Por mais que a gente se empenhe em ser criativo, a realidade consegue ser ainda mais surpreendente do que a ficção. Confesso que a essa altura da vida, depois de ter atravessado tantos altos e baixos, com grandes sucessos na TV e perdas irreparáveis na vida pessoal, jamais imaginei que fosse experimentar um medo que nunca havia sentido antes. Pois a pandemia me trouxe um temor constante do desconhecido e me impôs uma rotina regrada e privada de gente ao redor. Há exatamente um ano não ponho os pés na rua e passo os dias isolado, beirando a neurose. Sigo à risca a cartilha antivírus. Fora a minha mulher (Elisabety, com quem está casado há 43 anos), todas as pessoas com quem precisei ter contato em casa neste período entraram totalmente cobertas: macacão esterilizado, proteção para o sapato, luva, máscara, face shield. A única exceção em meio ao exílio forçado aconteceu recentemente, quando chegou minha vez de ser vacinado e fui ao posto de saúde. Minha sensação e a dos outros que ali estavam era de ganhar a Copa do Mundo.

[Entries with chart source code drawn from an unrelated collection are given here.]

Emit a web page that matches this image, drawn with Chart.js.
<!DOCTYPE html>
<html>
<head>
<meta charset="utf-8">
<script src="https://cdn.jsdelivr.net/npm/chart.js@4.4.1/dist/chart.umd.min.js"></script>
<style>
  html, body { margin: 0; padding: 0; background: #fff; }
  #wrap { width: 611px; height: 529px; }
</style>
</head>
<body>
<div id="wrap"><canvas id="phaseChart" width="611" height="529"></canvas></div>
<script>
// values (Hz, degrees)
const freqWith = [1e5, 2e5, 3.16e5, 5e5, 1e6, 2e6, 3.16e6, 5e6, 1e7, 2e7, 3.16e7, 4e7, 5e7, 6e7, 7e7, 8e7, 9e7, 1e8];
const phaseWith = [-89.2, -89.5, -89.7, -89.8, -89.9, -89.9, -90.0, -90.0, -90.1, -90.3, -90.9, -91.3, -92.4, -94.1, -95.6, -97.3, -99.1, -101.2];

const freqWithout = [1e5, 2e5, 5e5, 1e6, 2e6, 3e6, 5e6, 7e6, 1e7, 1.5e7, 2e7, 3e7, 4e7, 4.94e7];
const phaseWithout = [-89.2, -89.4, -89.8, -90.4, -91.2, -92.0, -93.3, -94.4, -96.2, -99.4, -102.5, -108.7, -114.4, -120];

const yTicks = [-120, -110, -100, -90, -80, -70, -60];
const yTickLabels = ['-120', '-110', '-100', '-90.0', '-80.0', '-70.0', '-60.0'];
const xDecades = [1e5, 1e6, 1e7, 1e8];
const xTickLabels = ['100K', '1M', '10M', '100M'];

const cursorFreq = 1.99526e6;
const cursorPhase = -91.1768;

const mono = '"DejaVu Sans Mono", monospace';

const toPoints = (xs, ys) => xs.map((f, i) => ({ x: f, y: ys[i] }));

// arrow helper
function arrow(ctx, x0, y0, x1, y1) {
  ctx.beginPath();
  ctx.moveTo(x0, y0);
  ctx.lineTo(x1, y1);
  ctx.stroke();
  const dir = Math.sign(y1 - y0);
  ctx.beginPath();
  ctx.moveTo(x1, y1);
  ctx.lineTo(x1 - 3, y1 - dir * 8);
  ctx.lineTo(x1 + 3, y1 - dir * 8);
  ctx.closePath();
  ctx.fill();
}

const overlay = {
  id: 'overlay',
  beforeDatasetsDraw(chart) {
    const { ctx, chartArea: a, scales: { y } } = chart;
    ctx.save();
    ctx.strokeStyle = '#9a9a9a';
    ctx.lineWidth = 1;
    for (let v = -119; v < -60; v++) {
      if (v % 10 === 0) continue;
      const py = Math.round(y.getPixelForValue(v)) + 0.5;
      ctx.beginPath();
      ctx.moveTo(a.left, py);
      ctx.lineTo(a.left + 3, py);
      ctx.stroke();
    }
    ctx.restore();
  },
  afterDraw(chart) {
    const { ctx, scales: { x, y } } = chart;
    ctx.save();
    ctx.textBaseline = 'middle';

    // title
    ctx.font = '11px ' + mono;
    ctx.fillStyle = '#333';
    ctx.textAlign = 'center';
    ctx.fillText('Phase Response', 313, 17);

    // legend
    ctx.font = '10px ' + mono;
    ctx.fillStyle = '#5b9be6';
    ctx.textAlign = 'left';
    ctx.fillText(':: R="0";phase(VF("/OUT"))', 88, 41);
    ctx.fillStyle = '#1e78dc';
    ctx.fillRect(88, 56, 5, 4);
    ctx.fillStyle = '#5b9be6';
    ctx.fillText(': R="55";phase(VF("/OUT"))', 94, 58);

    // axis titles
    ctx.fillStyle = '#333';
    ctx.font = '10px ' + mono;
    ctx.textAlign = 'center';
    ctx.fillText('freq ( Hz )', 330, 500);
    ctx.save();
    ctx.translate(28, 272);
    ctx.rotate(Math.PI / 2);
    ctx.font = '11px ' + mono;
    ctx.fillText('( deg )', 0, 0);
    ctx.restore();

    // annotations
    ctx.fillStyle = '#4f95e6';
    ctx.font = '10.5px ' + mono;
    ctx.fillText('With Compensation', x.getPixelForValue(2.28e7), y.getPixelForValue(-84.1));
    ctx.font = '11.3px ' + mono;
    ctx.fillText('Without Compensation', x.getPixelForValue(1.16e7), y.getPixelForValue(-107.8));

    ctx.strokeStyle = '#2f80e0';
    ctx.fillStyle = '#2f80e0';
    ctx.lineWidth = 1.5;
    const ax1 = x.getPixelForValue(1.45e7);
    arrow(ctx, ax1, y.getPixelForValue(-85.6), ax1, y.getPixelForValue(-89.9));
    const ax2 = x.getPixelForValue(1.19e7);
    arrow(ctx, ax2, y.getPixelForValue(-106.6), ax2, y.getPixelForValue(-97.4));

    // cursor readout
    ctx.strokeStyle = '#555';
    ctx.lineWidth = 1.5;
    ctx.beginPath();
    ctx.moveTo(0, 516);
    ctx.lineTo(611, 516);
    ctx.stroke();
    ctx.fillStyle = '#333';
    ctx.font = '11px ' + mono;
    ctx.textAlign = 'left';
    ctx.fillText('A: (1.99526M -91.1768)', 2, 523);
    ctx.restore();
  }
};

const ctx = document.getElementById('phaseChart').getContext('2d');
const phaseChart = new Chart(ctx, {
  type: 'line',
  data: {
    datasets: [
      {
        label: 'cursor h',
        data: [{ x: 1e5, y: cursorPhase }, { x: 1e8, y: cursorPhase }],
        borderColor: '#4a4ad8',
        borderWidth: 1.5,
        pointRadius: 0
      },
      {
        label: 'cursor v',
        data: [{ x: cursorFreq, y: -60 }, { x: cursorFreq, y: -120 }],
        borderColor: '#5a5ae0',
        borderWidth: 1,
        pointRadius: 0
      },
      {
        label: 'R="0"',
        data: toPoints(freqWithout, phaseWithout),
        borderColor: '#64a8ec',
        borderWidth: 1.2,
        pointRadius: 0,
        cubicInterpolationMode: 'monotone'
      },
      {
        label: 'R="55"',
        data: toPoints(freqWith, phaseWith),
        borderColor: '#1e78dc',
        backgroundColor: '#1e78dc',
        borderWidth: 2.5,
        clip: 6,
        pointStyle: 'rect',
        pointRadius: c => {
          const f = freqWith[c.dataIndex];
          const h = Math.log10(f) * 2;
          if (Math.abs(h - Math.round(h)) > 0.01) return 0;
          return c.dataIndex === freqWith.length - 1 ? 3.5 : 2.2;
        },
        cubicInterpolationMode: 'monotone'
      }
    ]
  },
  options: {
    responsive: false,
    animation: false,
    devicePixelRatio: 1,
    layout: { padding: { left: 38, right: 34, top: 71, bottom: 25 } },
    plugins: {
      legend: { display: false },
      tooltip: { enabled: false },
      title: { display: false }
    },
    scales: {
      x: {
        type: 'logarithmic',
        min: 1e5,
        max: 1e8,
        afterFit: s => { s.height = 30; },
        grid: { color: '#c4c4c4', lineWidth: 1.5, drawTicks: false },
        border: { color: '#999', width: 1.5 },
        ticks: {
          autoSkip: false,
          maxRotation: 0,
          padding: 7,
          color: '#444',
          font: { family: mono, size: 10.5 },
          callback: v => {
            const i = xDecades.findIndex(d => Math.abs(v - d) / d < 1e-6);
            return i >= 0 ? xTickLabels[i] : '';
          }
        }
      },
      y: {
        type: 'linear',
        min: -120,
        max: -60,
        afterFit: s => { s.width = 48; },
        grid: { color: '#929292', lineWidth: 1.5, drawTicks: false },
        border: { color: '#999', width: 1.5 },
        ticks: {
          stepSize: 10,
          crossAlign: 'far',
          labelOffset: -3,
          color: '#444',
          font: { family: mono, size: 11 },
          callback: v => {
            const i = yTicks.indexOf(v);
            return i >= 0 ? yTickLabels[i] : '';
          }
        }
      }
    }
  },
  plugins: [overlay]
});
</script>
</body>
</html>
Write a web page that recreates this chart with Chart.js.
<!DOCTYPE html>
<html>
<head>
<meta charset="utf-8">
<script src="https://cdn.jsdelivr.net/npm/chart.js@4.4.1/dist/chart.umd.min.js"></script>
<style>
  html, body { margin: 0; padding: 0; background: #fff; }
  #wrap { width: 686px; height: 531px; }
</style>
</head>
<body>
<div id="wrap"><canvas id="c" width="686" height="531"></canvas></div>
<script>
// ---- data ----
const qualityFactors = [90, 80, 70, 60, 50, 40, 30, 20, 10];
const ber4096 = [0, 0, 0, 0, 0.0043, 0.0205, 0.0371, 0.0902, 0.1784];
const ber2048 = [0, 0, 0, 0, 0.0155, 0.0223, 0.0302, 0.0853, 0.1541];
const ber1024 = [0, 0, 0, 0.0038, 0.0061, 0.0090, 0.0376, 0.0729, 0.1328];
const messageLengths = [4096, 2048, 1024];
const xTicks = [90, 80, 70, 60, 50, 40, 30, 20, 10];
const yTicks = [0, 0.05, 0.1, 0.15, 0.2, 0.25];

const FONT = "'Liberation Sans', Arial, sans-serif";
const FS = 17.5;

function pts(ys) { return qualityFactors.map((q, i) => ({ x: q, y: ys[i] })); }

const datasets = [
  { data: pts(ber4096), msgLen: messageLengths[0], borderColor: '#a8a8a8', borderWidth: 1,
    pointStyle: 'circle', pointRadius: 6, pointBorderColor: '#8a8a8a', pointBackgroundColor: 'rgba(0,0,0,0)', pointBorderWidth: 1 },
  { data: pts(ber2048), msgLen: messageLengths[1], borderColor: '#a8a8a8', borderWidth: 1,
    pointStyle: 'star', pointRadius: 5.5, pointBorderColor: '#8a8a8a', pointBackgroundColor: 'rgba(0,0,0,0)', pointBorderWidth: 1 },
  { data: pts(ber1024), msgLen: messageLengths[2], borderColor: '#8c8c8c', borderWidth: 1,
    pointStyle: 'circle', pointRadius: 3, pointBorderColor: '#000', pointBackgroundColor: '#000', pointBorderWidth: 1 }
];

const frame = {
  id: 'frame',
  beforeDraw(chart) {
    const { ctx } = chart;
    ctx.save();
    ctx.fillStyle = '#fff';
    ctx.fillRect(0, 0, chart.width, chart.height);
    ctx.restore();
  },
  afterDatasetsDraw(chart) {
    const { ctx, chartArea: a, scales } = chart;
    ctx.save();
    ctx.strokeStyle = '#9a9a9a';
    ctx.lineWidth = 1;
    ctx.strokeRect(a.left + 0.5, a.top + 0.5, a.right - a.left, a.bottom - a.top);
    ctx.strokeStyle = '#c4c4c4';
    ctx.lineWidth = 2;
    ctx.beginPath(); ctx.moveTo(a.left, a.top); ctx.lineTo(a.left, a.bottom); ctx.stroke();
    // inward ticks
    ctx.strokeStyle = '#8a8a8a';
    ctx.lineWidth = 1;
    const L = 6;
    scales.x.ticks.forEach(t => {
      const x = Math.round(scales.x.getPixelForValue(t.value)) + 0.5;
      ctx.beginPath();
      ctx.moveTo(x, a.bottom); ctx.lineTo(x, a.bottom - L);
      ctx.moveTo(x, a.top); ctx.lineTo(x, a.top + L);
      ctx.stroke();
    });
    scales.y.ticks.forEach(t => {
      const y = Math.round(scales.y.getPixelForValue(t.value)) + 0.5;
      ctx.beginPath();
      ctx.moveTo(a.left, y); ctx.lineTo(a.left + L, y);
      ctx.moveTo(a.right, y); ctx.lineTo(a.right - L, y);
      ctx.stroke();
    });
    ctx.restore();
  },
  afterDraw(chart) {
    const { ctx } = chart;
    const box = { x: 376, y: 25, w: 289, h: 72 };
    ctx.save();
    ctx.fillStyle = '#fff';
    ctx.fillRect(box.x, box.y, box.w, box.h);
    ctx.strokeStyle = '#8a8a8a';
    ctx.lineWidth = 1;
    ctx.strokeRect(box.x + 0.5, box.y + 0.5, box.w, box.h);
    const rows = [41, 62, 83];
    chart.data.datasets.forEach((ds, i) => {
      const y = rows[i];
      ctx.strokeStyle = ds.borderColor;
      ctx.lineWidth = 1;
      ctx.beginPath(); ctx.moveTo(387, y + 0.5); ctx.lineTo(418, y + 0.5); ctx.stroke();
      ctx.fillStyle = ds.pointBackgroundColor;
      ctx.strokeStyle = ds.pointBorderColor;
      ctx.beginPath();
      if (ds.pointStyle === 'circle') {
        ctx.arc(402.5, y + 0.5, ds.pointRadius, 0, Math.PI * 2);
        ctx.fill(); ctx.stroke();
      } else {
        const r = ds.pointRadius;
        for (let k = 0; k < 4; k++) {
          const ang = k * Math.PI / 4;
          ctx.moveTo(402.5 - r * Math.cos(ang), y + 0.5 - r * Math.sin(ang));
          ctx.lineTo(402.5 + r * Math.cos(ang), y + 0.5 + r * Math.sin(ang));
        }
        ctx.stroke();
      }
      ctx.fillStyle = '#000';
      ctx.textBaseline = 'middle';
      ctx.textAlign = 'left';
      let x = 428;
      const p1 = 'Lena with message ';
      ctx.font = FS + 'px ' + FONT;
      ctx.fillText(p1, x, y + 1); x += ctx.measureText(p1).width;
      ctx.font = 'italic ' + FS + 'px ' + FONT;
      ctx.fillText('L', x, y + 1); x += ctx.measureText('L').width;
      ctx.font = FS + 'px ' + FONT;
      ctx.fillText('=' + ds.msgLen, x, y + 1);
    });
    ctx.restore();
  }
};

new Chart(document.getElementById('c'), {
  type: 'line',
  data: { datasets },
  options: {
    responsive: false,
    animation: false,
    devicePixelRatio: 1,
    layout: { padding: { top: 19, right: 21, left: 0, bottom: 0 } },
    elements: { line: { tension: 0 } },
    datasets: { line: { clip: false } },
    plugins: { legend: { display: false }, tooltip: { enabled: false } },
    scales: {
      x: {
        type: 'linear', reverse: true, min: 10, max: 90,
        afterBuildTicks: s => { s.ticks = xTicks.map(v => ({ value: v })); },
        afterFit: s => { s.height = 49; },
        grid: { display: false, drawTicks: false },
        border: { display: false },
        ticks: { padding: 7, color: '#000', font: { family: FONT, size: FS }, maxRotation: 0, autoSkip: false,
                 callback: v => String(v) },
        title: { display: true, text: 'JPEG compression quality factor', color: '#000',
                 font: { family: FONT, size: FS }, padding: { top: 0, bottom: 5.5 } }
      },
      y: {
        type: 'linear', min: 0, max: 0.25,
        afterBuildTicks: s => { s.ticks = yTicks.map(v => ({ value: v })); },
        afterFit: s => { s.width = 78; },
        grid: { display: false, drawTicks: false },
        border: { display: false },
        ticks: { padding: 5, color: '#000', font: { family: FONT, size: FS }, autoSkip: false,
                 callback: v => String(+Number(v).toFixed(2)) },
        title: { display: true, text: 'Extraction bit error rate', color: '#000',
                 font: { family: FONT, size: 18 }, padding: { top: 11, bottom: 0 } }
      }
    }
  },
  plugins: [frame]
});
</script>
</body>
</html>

Diante dessa loucura, o meu ofício vem sendo uma valiosa válvula de escape. É, na verdade, o que me ajuda a ficar são. Não há qualquer pressão da Rede Globo, com quem tenho contrato até o segundo semestre de 2021, mas continuo escrevendo. Embora duas novelas minhas estejam sendo reprisadas (Laços de Família e Mulheres Apaixonadas), não vou mais fazer o gênero. É preciso ser um atleta para aguentar a maratona de criar um folhetim. Superei essa fase, mas a cabeça segue a mil por hora, e é aí que reside o combustível para enfrentar esses momentos praticamente sem contato humano. Venho pincelando uma sequência para a minissérie Presença de Anita e esboçando um projeto que resgata o formato do teleteatro. Ainda estou debruçado sobre minha autobiografia, que mescla fatos marcantes dos meus 70 anos de TV — mesmo tempo em que o veículo está no ar no Brasil — e da minha trajetória pessoal. Não há como deixar de tocar na morte de três dos meus cinco filhos. É uma dor pungente, que não tem consolo e que me acompanha diariamente. Não perdi ninguém próximo na pandemia. Vi, porém, o sofrimento descomunal de vários conhecidos que experimentaram essa dor, e a reconheço.
Não é fácil manter-se longe dos filhos, netos, amigos e não ver a rua nem o mundo a que estamos acostumados. Na adolescência, cheguei a ficar meses recluso em um internato, mas nunca tinha passado um período tão longo em isolamento. A gangorra de emoções, ora em cima, ora embaixo, é inevitável. Tem instantes em que aflora uma grande esperança, em outros você acaba empurrado para o pessimismo. Tento me fixar no horizonte pós-coronavírus, em uma equação que envolve sensações variadas diante do noticiário. Particularmente me indigna o atraso na vacinação e o descaso de quem insiste em pôr tudo a perder promovendo festas, sem considerar o bem-estar coletivo.
Aos 88 anos, é inevitável não me revoltar com o fato de o tempo que me resta estar sendo sugado por uma pandemia. Claro que gostaria de estar fazendo 30 anos de idade, mas me atenho ao terreno do possível e encontro nele desejos mais modestos, porém prazerosos. Quero de novo uma vida na qual possa fazer planos. Adoraria festejar o Natal, o réveillon e ter uma festa de aniversário cercado de minhas filhas, meus netos e de bons amigos. Todo mundo sabe que sou um apaixonado pelo Leblon, o bairro no Rio de Janeiro onde moro e que tanto retratei em minhas novelas. Não vejo a hora de poder caminhar por suas calçadas, observar as pessoas indo e vindo, sentar em uma livraria para tomar um café, nada muito complicado. Em poucas palavras, sonho com a minha liberdade de volta.